The Black Plague (atra mors). Ilustración de Vladimir Manyukhin
También gira en torno a este cuento una curiosa historia: cuando Lovecraft falleció en 1937, Henry Kuttner publicaba en Weird Tales un relato titulado El horror de Salem (recogido en Cthulhu. Una celebración de los mitos, pero leído en Miedo en el cuerpo. Veinticinco años de terror con Valdemar). En él, incluía también a un protagonista que era manejado mediante hipnosis, y forzado a realizar acciones terribles, aunque sin poseer la “exagerada agudeza auditiva”, casi tísica, de Walter Gillman. Al igual que el estudiante de matemáticas, era conducido al cubil de la bruja por una rata. Una vez en su interior, descubría geometrías imposibles, un altar de sacrificios, y un objeto de un material inhumano.
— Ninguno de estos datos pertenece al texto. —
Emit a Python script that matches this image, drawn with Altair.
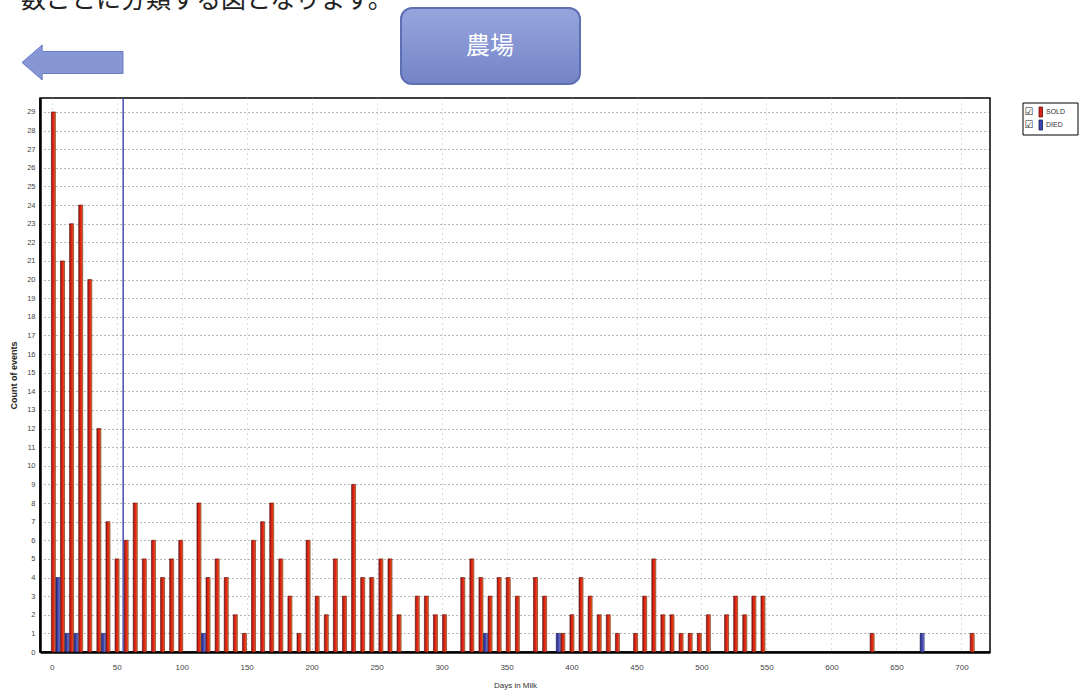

Y durante su investigación terminaba topándose con Abigail Primm, hermana de aquelarres de Keziah Mason. Ninguno de estos hechos son mera coincidencia, y menos si se tiene en cuenta la estrecha relación entre Kuttner y Lovecraft. Como tampoco es casualidad que Mason y Primm sean las dos brujas más escalofriantes de todo el género.
Quien lea por primera vez Los sueños en la casa de la bruja no solamente quedará impactado por la fantasía de Lovecraft, sino que sentirá una estremecedora aversión a los espacios reducidos. El secreto está en que la acción se desarrolla en un escenario tan pequeño como inabarcable, porque es el epicentro de un enloquecido viaje estelar al estilo de los de Randolph Carter . Un habitáculo en el que al entrar uno emprende un viaje al infinito en el que existe todo y nada. Resulta casi tentador imaginar que en aquella ciudad de Providence, Lovecraft contemplara el vacío oscuro del firmamento, pensando en la insignificancia del hombre, de todos los hombres, mientras soñaba con aquellas entidades cósmicas que en un día no muy lejano, estornudarían y acabarían con toda la existencia humana. Un horror que, incluso hoy, quizá hoy más que nunca, nos sigue recordando que el hombre no es más que polvo ignorante entre olas de destrucción y miseria.